室内ユニットにはACアダプタを接続します。英国からの個人輸入やJACOMから オプション無しで購入するとACアダプタは付属されませんので注意して下さい。 またユーザー個人で用意するときには、後々変なノイズに悩まされないように ACアダプタ自体がノイズを出さないことは当然のこと、ノイズ耐性のあるものを 選ばなければなりません。 JACOMで用意されるオプションのACアダプタは、もともと健康イオン発生空気清浄機のACアダプタのようです。これを選定した理由は定かではありませんが、 少なくともACアダプタによる弊害は見聞きしていませんので問題はないかと思います。同様のACアダプタはジャンク屋の店頭で新品箱無品ではありますが 数百円で売られていますので、参考にされて下さい。 分配器や切り換え器、ノイズキャンセラー、プリセレクタなどを使用する場合には屋内ユニットと受信機の間に配置して下さい。

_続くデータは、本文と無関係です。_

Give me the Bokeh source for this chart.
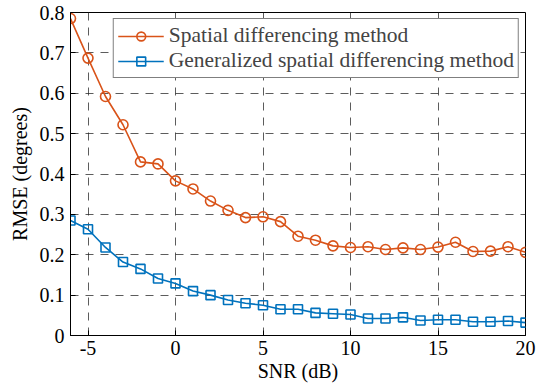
from bokeh.plotting import figure
from bokeh.models import Range1d, FixedTicker, Legend, LegendItem
from bokeh.embed import file_html
from bokeh.resources import INLINE

snr = list(range(-6, 21))
sdm = [0.785, 0.687, 0.592, 0.522, 0.430, 0.425, 0.383, 0.363, 0.333, 0.310, 0.292, 0.294,
       0.282, 0.246, 0.236, 0.222, 0.218, 0.220, 0.213, 0.217, 0.213, 0.219, 0.231, 0.208,
       0.209, 0.220, 0.206]
gsdm = [0.285, 0.263, 0.218, 0.182, 0.165, 0.141, 0.129, 0.110, 0.100, 0.088, 0.080, 0.075,
        0.065, 0.065, 0.056, 0.054, 0.052, 0.042, 0.042, 0.045, 0.037, 0.039, 0.039, 0.034,
        0.034, 0.036, 0.032]
x_ticks = [-5, 0, 5, 10, 15, 20]
y_ticks = [0, 0.1, 0.2, 0.3, 0.4, 0.5, 0.6, 0.7, 0.8]
labels = ["Spatial differencing method", "Generalized spatial differencing method"]

ORANGE = "#D95319"
BLUE = "#0072BD"
FONT = "'Liberation Serif', 'Times New Roman', Times, serif"

p = figure(width=536, height=388, output_backend="svg", toolbar_location=None,
           x_range=Range1d(-6, 20), y_range=Range1d(0, 0.8),
           min_border_left=70, min_border_right=11, min_border_top=12, min_border_bottom=53)

p.outline_line_color = "black"
p.outline_line_width = 1
p.background_fill_color = "white"
p.border_fill_color = "white"

for ax in (p.xaxis[0], p.yaxis[0]):
    ax.axis_line_color = "black"
    ax.major_tick_line_color = "black"
    ax.major_tick_in = 5
    ax.major_tick_out = 0
    ax.minor_tick_line_color = None
    ax.major_label_text_font = FONT
    ax.major_label_text_font_size = "20px"
    ax.major_label_text_color = "black"
    ax.axis_label_text_font = FONT
    ax.axis_label_text_font_size = "20px"
    ax.axis_label_text_font_style = "normal"
    ax.axis_label_text_color = "black"

p.xaxis.ticker = FixedTicker(ticks=x_ticks)
p.yaxis.ticker = FixedTicker(ticks=y_ticks)
p.xaxis.major_label_overrides = {-5: "-5"}
p.yaxis.major_label_overrides = {0: "0"}
p.xaxis.axis_label = "SNR (dB)"
p.yaxis.axis_label = "RMSE (degrees)"
p.xaxis.major_label_standoff = 5
p.yaxis.major_label_standoff = 6
p.xaxis.axis_label_standoff = 2
p.yaxis.axis_label_standoff = 6

for g in (p.xgrid[0], p.ygrid[0]):
    g.grid_line_color = "#262626"
    g.grid_line_dash = "8 7"
    g.grid_line_width = 1
    g.grid_line_alpha = 0.75

l1 = p.line(snr, sdm, line_color=ORANGE, line_width=1.6)
m1 = p.scatter(snr, sdm, marker="circle", size=10, fill_color=None, line_color=ORANGE, line_width=1.6)
l2 = p.line(snr, gsdm, line_color=BLUE, line_width=1.6)
m2 = p.scatter(snr, gsdm, marker="square", size=9, fill_color=None, line_color=BLUE, line_width=1.6)

legend = Legend(items=[LegendItem(label=labels[0], renderers=[l1, m1]),
                       LegendItem(label=labels[1], renderers=[l2, m2])],
                location="top_right", margin=6, padding=4, spacing=0,
                glyph_width=46, glyph_height=22, label_height=22,
                label_text_font=FONT, label_text_font_size="21.5px", label_standoff=5,
                border_line_color="black", border_line_width=1, background_fill_alpha=1)
p.add_layout(legend)

open("out.html", "w").write(file_html(p, INLINE))
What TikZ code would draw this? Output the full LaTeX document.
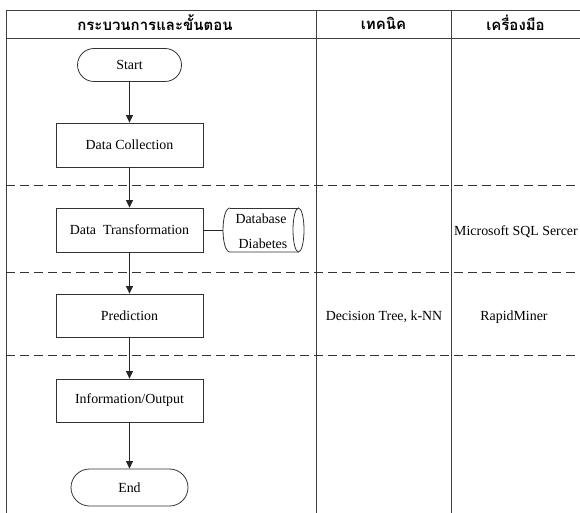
\documentclass[tikz,border=0pt]{standalone}
\usepackage{fontspec}
\setmainfont{Liberation Serif}
\newfontfamily\thaifont[Script=Thai]{Loma}
\usetikzlibrary{arrows.meta,shapes.geometric,shapes.misc}
\begin{document}
\begin{tikzpicture}[x=1pt,y=-1pt,
  every node/.style={font=\fontsize{13.9}{16}\selectfont},
  gridline/.style={draw=black!75,line width=0.9pt},
  dashline/.style={draw=black!80,line width=0.9pt,dash pattern=on 9pt off 5pt},
  procbox/.style={draw=black!80,line width=0.8pt,rectangle,minimum width=147pt,minimum height=44pt,inner sep=0pt},
  termbox/.style={draw=black!80,line width=0.8pt,rounded rectangle,inner sep=0pt},
  flow/.style={draw=black!85,line width=0.8pt,-{Triangle[length=7.5pt,width=7pt]}},
  link/.style={draw=black!85,line width=0.8pt},
  dbline/.style={draw=black!80,line width=0.8pt},
  head/.style={font=\thaifont\bfseries\fontsize{15}{17}\selectfont},
  ]
\useasboundingbox (0,0) rectangle (580,513);
% table
\coordinate (tl) at (6,10);
\coordinate (tr) at (580,10);
\coordinate (hl) at (6,38);
\coordinate (hr) at (580,38);
\draw[gridline] (tl) -- (tr);
\draw[gridline] (hl) -- (hr);
\coordinate (c0t) at (6,10);   \coordinate (c0b) at (6,513);
\coordinate (c1t) at (316,10); \coordinate (c1b) at (316,513);
\coordinate (c2t) at (451,10); \coordinate (c2b) at (451,513);
\draw[gridline] (c0t) -- (c0b);
\draw[gridline] (c1t) -- (c1b);
\draw[gridline] (c2t) -- (c2b);
\coordinate (d1l) at (6,185); \coordinate (d1r) at (580,185);
\coordinate (d2l) at (6,272); \coordinate (d2r) at (580,272);
\coordinate (d3l) at (6,355); \coordinate (d3r) at (580,355);
\draw[dashline] (d1l) -- (d1r);
\draw[dashline] (d2l) -- (d2r);
\draw[dashline] (d3l) -- (d3r);
% headers
\node[head] (h1) at (155,23) {กระบวนการและขั้นตอน};
\node[head] (h2) at (383.5,23) {เทคนิค};
\node[head] (h3) at (515.5,23) {เครื่องมือ};
% flow
\node[termbox,minimum width=104pt,minimum height=33pt] (start) at (129.5,65) {Start};
\node[procbox] (dc) at (129.5,145) {Data Collection};
\node[procbox] (dt) at (129.5,230) {Data\ \ Transformation};
\node[procbox,minimum height=43pt] (pred) at (129.5,315.5) {Prediction};
\node[procbox,minimum height=43pt] (info) at (129.5,400.5) {Information/Output};
\node[termbox,minimum width=117pt,minimum height=37pt] (end) at (129.5,487.5) {End};
% database cylinder (horizontal)
\node[rectangle,inner sep=0pt,minimum width=81pt,minimum height=44pt] (db) at (263.5,230) {};
\draw[dbline] (230,208) .. controls (220.7,208) and (220.7,252) .. (230,252) -- (298.5,252);
\draw[dbline] (230,208) -- (298.5,208);
\draw[dbline] (298.5,230) ellipse [x radius=5.5, y radius=22];
\node (dbt1) at (261,219) {Database};
\node (dbt2) at (263,244) {Diabetes};
\draw[flow] (start) -- (dc);
\draw[flow] (dc) -- (dt);
\draw[flow] (dt) -- (pred);
\draw[flow] (pred) -- (info);
\draw[flow] (info) -- (end);
\draw[link] (dt.east) -- (db.west);
% tools
\node (sql) at (516,232) {Microsoft SQL Sercer};
\node (tech) at (384,317) {Decision Tree, k-NN};
\node (rm) at (514,317) {RapidMiner};
\end{tikzpicture}
\end{document}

JACOMからALA1530用「AC電源アダプター 2,000円」として購入したものです。

 

同じものがジャンク屋の店頭に山積みされていました。こちらは1個300円です。品物は両者ともクリアベール専用ACアダプターMODEL:KNAC001Jと書かれています。クリアベールとは(株)カンキョーの空気清浄機の商品名です。JACOM販売品をよく見ると、+−を書き直した痕跡があります。またJACOM販売品のプラグがストレート型なのに対して、本来の品物はL型になっています。これは後述しますが、ALA1530旧型の屋内ユニット電源部はセンター(+)なのです。それで極性を反転させるためにこのような改造を行なったと想像されます。



新旧のACアダプタ
7/14 瑠璃さんから掲示板「どんむあん亭」に投稿していただきました写真です。現在は右側の黒いACアダプタがJACOMより出荷されています。

ALA1530のトラブル

全部の接続を確認したら実際に受信してみます。 配線が正しければ、良好な受信状態が得られます。 もし、全バンドに渡って著しく感度が悪い場合は、以下のところを確認して下さい。 ACアダプタを抜き差しします。受信感度が悪いまま変化無ければ、電源が供給されていません。その時にはテスター等でACアダプターの出力電圧が約12V出ていることを 確認します。出ていなければ交換して下さい。電圧が出ていたら、プラス/マイナスの極性をお確かめ下さい。 ALA1530の屋内ユニットは製造年代によって、ソケットのプラス/マイナスが逆になっていますので注意が必要です。まれには、屋内ユニットやACアダプタの極性の表示が違っていることも ありますので、原因が分からないときには思い出して下さい。 ついで屋内ユニットのソケットで接触不良が有ることも見聞きしました。ソケットとプラグのほんの僅かな径の誤差が原因です。ソケット内部の板バネを少し引き起こしてもいいでしょう。 電源系に問題が無いときには、同軸ケーブルを確認します。 屋内ユニットから受信機接続用に出ている1mの同軸ケーブルは時々「いも半田」が あります。 屋外のアンテナ部から屋内ユニットまでの同軸ケーブルは設置時にオープン/ショートを 確認しておくと2度手間になりません。特に途中で同軸ケーブルを継ぎ足したりする場合は注意が必要です。 ALA1530を設置したのに室内ノイズを拾う場合は、アンテナの設置場所に注意して 下さい。Wellbrook社では家屋もしくはノイズ発生源から6m離すように勧めていますが、日本の平均的環境では厳しいものがあります。 仮設置をしたら室内のインバーター機器やパソコン、ルーターの電源ON/OFFで受信ノイズに変化がないかを確認して下さい。 経験的には、平面距離で6m離すよりも、垂直距離で離す方が効果的です。 それでもノイズが切れないときには、ローテータがあればそれで、無ければ 手動(手モテータ)で回転させ、ノイズ変化を確認して下さい。 もしノイズに変化がみられたら、最良の位置で固定すればよいでしょう。

屋内ユニット
写真上は現行型のユニットで、写真下は旧型のユニットです。拡大写真は両者の違いである外部電源の差込口の極性プリントです。ユニットの左側面はアンテナからの同軸ケーブルを接続するBNCコネクタ、右側面は受信機に接続するMコネクタ付きの同軸ケーブルです。上面はヒューズホルダーと外部電源のソケットです。